The U.S. Supreme Court has ignored this sort of reasoning before—and to ill effect. In Bush v. Gore, it ruled in 2000 that manual recounts under Florida’s law regarding contested election results would violate the Constitution’s equal-protection clause, and thus effectively handed the election to George W. Bush by a margin of 537 votes. In dissent, Justice John Paul Stevens emphasized that “when questions arise about the meaning of state laws, including election laws, it is our settled practice to accept the opinions of the highest courts of the States as providing the final answers.” The conservative justices of today’s Court should bear this example in mind—and the stakes for the Court’s legitimacy—when considering whether the Colorado court got this aspect of its interpretation right.

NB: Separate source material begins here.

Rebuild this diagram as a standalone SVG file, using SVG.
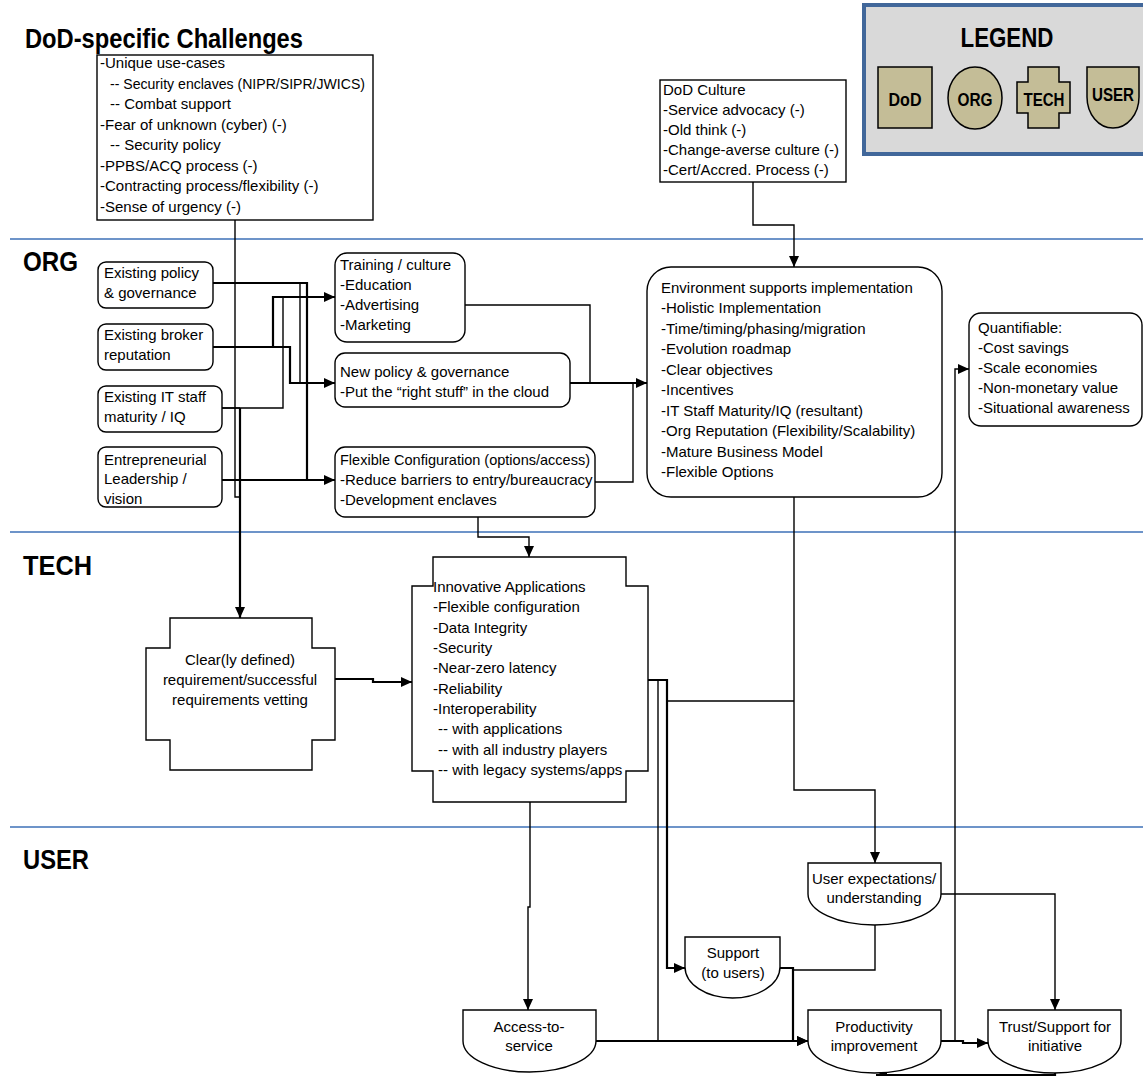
<svg xmlns="http://www.w3.org/2000/svg" width="1143" height="1076" viewBox="0 0 1143 1076">
  <defs>
    <marker id="arr" markerUnits="userSpaceOnUse" markerWidth="11" markerHeight="10" refX="11" refY="5" orient="auto">
      <path d="M0,0 L11,5 L0,10 z" fill="#000"/>
    </marker>
    <style>
      text { font-family: "Liberation Sans", Arial, sans-serif; font-size: 15px; fill: #000; }
      .h { font-size: 28px; font-weight: bold; }
      .lg { font-size: 18px; font-weight: bold; }
      .box { fill: #fff; stroke: #000; stroke-width: 1.4; }
      .leg { fill: #c4bd97; stroke: #000; stroke-width: 1.5; }
      .sep { stroke: #6d94c9; stroke-width: 2; }
      .c { fill: none; stroke: #000; stroke-width: 1.4; }
      .t { fill: none; stroke: #000; stroke-width: 2.2; }
      .mid { text-anchor: middle; }
    </style>
  </defs>

  <rect width="1143" height="1076" fill="#fff"/>

  <!-- swim-lane separators -->
  <g id="lanes">
    <line class="sep" x1="10" y1="239" x2="1143" y2="239"/>
    <line class="sep" x1="10" y1="532" x2="1143" y2="532"/>
    <line class="sep" x1="10" y1="827" x2="1143" y2="827"/>
    <text class="h" x="25" y="48" textLength="278" lengthAdjust="spacingAndGlyphs">DoD-specific Challenges</text>
    <text class="h" x="23" y="271" textLength="55" lengthAdjust="spacingAndGlyphs">ORG</text>
    <text class="h" x="23" y="575" textLength="69" lengthAdjust="spacingAndGlyphs">TECH</text>
    <text class="h" x="23" y="869" textLength="66" lengthAdjust="spacingAndGlyphs">USER</text>
  </g>

  <!-- legend -->
  <g id="legend">
    <rect x="864" y="5" width="300" height="149" fill="#d9d9d9" stroke="#41679a" stroke-width="4"/>
    <text class="h mid" x="1007" y="47" textLength="93" lengthAdjust="spacingAndGlyphs">LEGEND</text>
    <rect class="leg" x="878" y="67" width="54" height="61"/>
    <text class="lg mid" x="905" y="106" textLength="33" lengthAdjust="spacingAndGlyphs">DoD</text>
    <ellipse class="leg" cx="975" cy="98" rx="27" ry="31"/>
    <text class="lg mid" x="975" y="106" textLength="35" lengthAdjust="spacingAndGlyphs">ORG</text>
    <path class="leg" d="M1028,67 H1059 V82 H1070 V113 H1059 V128 H1028 V113 H1017 V82 H1028 Z"/>
    <text class="lg mid" x="1044" y="106" textLength="41" lengthAdjust="spacingAndGlyphs">TECH</text>
    <path class="leg" d="M1087,67 H1139 V97 A26,31 0 0 1 1087,97 Z"/>
    <text class="lg mid" x="1113" y="101" textLength="42" lengthAdjust="spacingAndGlyphs">USER</text>
  </g>

  <!-- connectors -->
  <g id="connectors">
    <!-- DoD challenges down to requirements -->
    <path class="c" d="M235,220 V497 H240"/>
    <path class="t" d="M240,408 V618" marker-end="url(#arr)"/>
    <!-- existing org factors to ORG actions -->
    <path class="t" d="M213,283 H307 V480"/>
    <path class="c" d="M300,283 V383"/>
    <path class="t" d="M213,347 H290 V383 H335" marker-end="url(#arr)"/>
    <path class="t" d="M273,347 V297 H335" marker-end="url(#arr)"/>
    <path class="c" d="M222,408 H283 V297"/>
    <path class="c" d="M222,408 H240"/>
    <path class="t" d="M222,480 H335" marker-end="url(#arr)"/>
    <!-- ORG actions to environment -->
    <path class="c" d="M465,305 H590 V383"/>
    <path class="t" d="M570,383 H647" marker-end="url(#arr)"/>
    <path class="c" d="M595,482 H633 V383"/>
    <!-- DoD culture to environment -->
    <path class="c" d="M753,182 V225 H794 V267" marker-end="url(#arr)"/>
    <!-- flexible configuration to innovative applications -->
    <path class="c" d="M478,517 V537 H529 V557" marker-end="url(#arr)"/>
    <!-- requirements to innovative applications -->
    <path class="t" d="M335,679 H373 V682 H412" marker-end="url(#arr)"/>
    <!-- innovative applications outputs -->
    <path class="t" d="M648,680 H667 V968 H685" marker-end="url(#arr)"/>
    <path class="c" d="M658,680 V1041"/>
    <path class="c" d="M667,701 H794"/>
    <path class="c" d="M530,802 V907 H528 V1010" marker-end="url(#arr)"/>
    <!-- environment to user expectations -->
    <path class="c" d="M794,497 V790 H875 V863" marker-end="url(#arr)"/>
    <!-- user level links -->
    <path class="c" d="M941,894 H1055 V1010" marker-end="url(#arr)"/>
    <path class="c" d="M875,925 V970 H793"/>
    <path class="t" d="M780,968 H793 V1041 H808" marker-end="url(#arr)"/>
    <path class="t" d="M596,1041 H808" marker-end="url(#arr)"/>
    <path class="t" d="M941,1041 H963 V1043 H988" marker-end="url(#arr)"/>
    <path class="c" d="M941,1041 H955 V369 H969" marker-end="url(#arr)"/>
    <path class="t" d="M1055,1073 V1075 H876" marker-end="url(#arr)"/>
  </g>

  <!-- DoD-level nodes -->
  <g id="dod-challenges">
    <rect class="box" x="97" y="55" width="276" height="165"/>
    <text x="100" y="68">-Unique  use-cases</text>
    <text x="110" y="89" textLength="255" lengthAdjust="spacingAndGlyphs">-- Security enclaves (NIPR/SIPR/JWICS)</text>
    <text x="110" y="109">-- Combat support</text>
    <text x="100" y="130">-Fear of unknown  (cyber) (-)</text>
    <text x="110" y="150">-- Security policy</text>
    <text x="100" y="171">-PPBS/ACQ process (-)</text>
    <text x="100" y="191">-Contracting process/flexibility (-)</text>
    <text x="100" y="212">-Sense of urgency (-)</text>
  </g>

  <g id="dod-culture">
    <rect class="box" x="660" y="80" width="186" height="102"/>
    <text x="663" y="95">DoD Culture</text>
    <text x="663" y="115">-Service advocacy (-)</text>
    <text x="663" y="135">-Old think (-)</text>
    <text x="663" y="155">-Change-averse culture (-)</text>
    <text x="663" y="175">-Cert/Accred. Process (-)</text>
  </g>

  <!-- ORG-level nodes -->
  <g id="existing-policy">
    <rect class="box" x="98" y="262" width="115" height="46" rx="8"/>
    <text x="104" y="278">Existing policy</text>
    <text x="104" y="298">&amp; governance</text>
  </g>
  <g id="existing-broker">
    <rect class="box" x="98" y="324" width="115" height="46" rx="8"/>
    <text x="104" y="340">Existing broker</text>
    <text x="104" y="360">reputation</text>
  </g>
  <g id="existing-it-staff">
    <rect class="box" x="98" y="386" width="124" height="46" rx="8"/>
    <text x="104" y="402">Existing IT staff</text>
    <text x="104" y="422">maturity / IQ</text>
  </g>
  <g id="entrepreneurial-leadership">
    <rect class="box" x="98" y="447" width="124" height="60" rx="8"/>
    <text x="104" y="465">Entrepreneurial</text>
    <text x="104" y="484">Leadership /</text>
    <text x="104" y="504">vision</text>
  </g>
  <g id="training-culture">
    <rect class="box" x="335" y="253" width="130" height="89" rx="12"/>
    <text x="340" y="270">Training / culture</text>
    <text x="340" y="290">-Education</text>
    <text x="340" y="310">-Advertising</text>
    <text x="340" y="330">-Marketing</text>
  </g>
  <g id="new-policy">
    <rect class="box" x="335" y="353" width="235" height="54" rx="10"/>
    <text x="340" y="377">New policy  &amp; governance</text>
    <text x="340" y="397">-Put the “right stuff” in the cloud</text>
  </g>
  <g id="flexible-configuration">
    <rect class="box" x="335" y="447" width="260" height="70" rx="10"/>
    <text x="340" y="465" textLength="250" lengthAdjust="spacingAndGlyphs">Flexible Configuration (options/access)</text>
    <text x="340" y="485">-Reduce barriers to entry/bureaucracy</text>
    <text x="340" y="505">-Development enclaves</text>
  </g>
  <g id="environment">
    <rect class="box" x="647" y="267" width="295" height="230" rx="24"/>
    <text x="661" y="293">Environment supports implementation</text>
    <text x="661" y="313">-Holistic Implementation</text>
    <text x="661" y="334">-Time/timing/phasing/migration</text>
    <text x="661" y="354">-Evolution  roadmap</text>
    <text x="661" y="375">-Clear objectives</text>
    <text x="661" y="395">-Incentives</text>
    <text x="661" y="416">-IT Staff Maturity/IQ (resultant)</text>
    <text x="661" y="436">-Org Reputation (Flexibility/Scalability)</text>
    <text x="661" y="457">-Mature Business Model</text>
    <text x="661" y="477">-Flexible  Options</text>
  </g>
  <g id="quantifiable">
    <rect class="box" x="969" y="313" width="173" height="113" rx="12"/>
    <text x="978" y="333">Quantifiable:</text>
    <text x="978" y="353">-Cost savings</text>
    <text x="978" y="373">-Scale economies</text>
    <text x="978" y="393">-Non-monetary value</text>
    <text x="978" y="413">-Situational awareness</text>
  </g>

  <!-- TECH-level nodes -->
  <g id="requirements">
    <path class="box" d="M170,618 H312 V648 H335 V740 H312 V770 H170 V740 H146 V648 H170 Z"/>
    <text class="mid" x="240" y="665">Clear(ly defined)</text>
    <text class="mid" x="240" y="685">requirement/successful</text>
    <text class="mid" x="240" y="705">requirements vetting</text>
  </g>
  <g id="innovative-applications">
    <path class="box" d="M433,557 H626 V586 H648 V771 H626 V802 H433 V771 H412 V586 H433 Z"/>
    <text x="433" y="592">Innovative Applications</text>
    <text x="433" y="612">-Flexible  configuration</text>
    <text x="433" y="633">-Data Integrity</text>
    <text x="433" y="653">-Security</text>
    <text x="433" y="673">-Near-zero latency</text>
    <text x="433" y="694">-Reliability</text>
    <text x="433" y="714">-Interoperability</text>
    <text x="438" y="734">-- with applications</text>
    <text x="438" y="755">-- with all industry players</text>
    <text x="438" y="775">-- with legacy systems/apps</text>
  </g>

  <!-- USER-level nodes -->
  <g id="user-expectations">
    <path class="box" d="M808,863 H941 V894 A66.5,31 0 0 1 808,894 Z"/>
    <text class="mid" x="874" y="884">User expectations/</text>
    <text class="mid" x="874" y="903">understanding</text>
  </g>
  <g id="support">
    <path class="box" d="M685,937 H780 V967 A47.5,31 0 0 1 685,967 Z"/>
    <text class="mid" x="733" y="958">Support</text>
    <text class="mid" x="733" y="978">(to users)</text>
  </g>
  <g id="access-to-service">
    <path class="box" d="M463,1010 H596 V1041 A66.5,31 0 0 1 463,1041 Z"/>
    <text class="mid" x="529" y="1032">Access-to-</text>
    <text class="mid" x="529" y="1051">service</text>
  </g>
  <g id="productivity">
    <path class="box" d="M808,1010 H941 V1041 A66.5,32 0 0 1 808,1041 Z"/>
    <text class="mid" x="874" y="1032">Productivity</text>
    <text class="mid" x="874" y="1051">improvement</text>
  </g>
  <g id="trust-support">
    <path class="box" d="M988,1010 H1121 V1041 A66.5,32 0 0 1 988,1041 Z"/>
    <text class="mid" x="1055" y="1032">Trust/Support for</text>
    <text class="mid" x="1055" y="1051">initiative</text>
  </g>
</svg>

Next, consider the plain language of the Fourteenth Amendment, which belies a handful of textual ambiguities: What is “insurrection” (and did January 6 qualify)? What does “engaged” mean (and did Trump do it)? And is the president of the United States an “officer” of the United States covered by Section 3? As for the first two questions, President Joe Biden summed things up yesterday, calling it “self-evident” that Trump “supported” an insurrection. Nobody seriously contends otherwise. The rebuttal instead is that Section 3 kicks in only if a jury makes these findings beyond a reasonable doubt pursuant to a federal statute that criminalizes insurrections (and which Special Counsel Jack Smith declined to invoke in indicting Trump)—an argument that one of the dissenting justices made as well.

The Colorado Supreme Court elegantly dispensed with that concern. Again, it applied a plain reading of the law, concluding that Congress’s decision to criminalize “the same conduct that is disqualifying under Section Three … cannot be read to mean that only those charged and convicted of violating the law are constitutionally disqualified from holding office without assuming a great deal of meaning not present in the text or the law.” Neither the Constitution nor the statute say anything of the sort. The court thus refused to go where it needn’t by theorizing about inferences buried beneath the plain text, which is precisely how conservative judging, at least in theory, is supposed to work.

On the officer question, the Colorado Supreme Court focused on the Constitution as written, noting that it “refers to the Presidency as an ‘Office’ twenty-five times,” including in connection with the natural-born-citizen eligibility requirement for the presidency (Article II, Section 5), the four-year cap on presidential terms in office (also in Article II, Section 5), and the impeachment clause (Article I, Section 3). It then turned to tools of originalism, observing, for example, that “dictionaries from the time of the Fourteenth Amendment’s ratification define ‘office’ as a ‘particular duty, charge or trust conferred by public authority, and for a public purpose,’ that is ‘undertaken by … authority from government or those who administer it.’” The court then reasonably concluded that “the Presidency falls comfortably within these definitions.” Judges make these kinds of interpretative decisions all the time.

Serious constitutional scholars have nonetheless pushed back on the notion that Section 3 applies to presidents, underscoring that prior drafts of Section 3 included references to “the office of the President” but that the language was ultimately abandoned. According to this argument, the framers of Section 3 intended only to prevent insurrectionists from serving in the Electoral College, but left qualified electors free to choose insurrectionists for the presidency. But those distinctions are missing from the actual text. As the conservative scholars William Baude and Michael Stokes Paulsen argued in an exhaustive article, “The substantive terms of Section Three’s prohibition are not themselves difficult or inscrutable.” Even more to the point: Jurists differ over what tools of constitutional interpretation are paramount in construing arcane constitutional terms. The political right, for example, has long assailed progressive judges for emphasizing the purposes behind a law when a plain-text reading would arguably suffice. For conservative justices to abandon that hierarchy now, on a case this consequential, would destroy whatever guise of impartiality the Court has left.

[David Frum: The Colorado Supreme Court just gave Republicans a chance to save themselves]

If the U.S. Supreme Court winds up leaving the Colorado Supreme Court’s decision undisturbed, it will inevitably get GOP voters and politicians very upset with the justices in the majority. It could also encourage states to play fast and loose with Section 3 to keep legitimate candidates off future ballots. But the threat of political retribution is just the sort of possibility that motivated the Framers of the original Constitution to give federal judges lifetime appointments under Article III—they needn’t think about the popularity of their decisions. Moreover, the ostensible point of the so-called conservative judicial philosophies of textualism, originalism, and federalism is to confine judges to the business of judging. That means resolving, on the narrowest possible grounds, discrete disputes affecting the immediate parties, at least one of whom is concretely injured by the other—rather than wading into political or normative policy conundrums in ways that aggrandize their own power relative to that of the other branches of government. If the purportedly conservative members of the U.S. Supreme Court are intellectually honest about their jurisprudential approach to the law, this case should not be hard.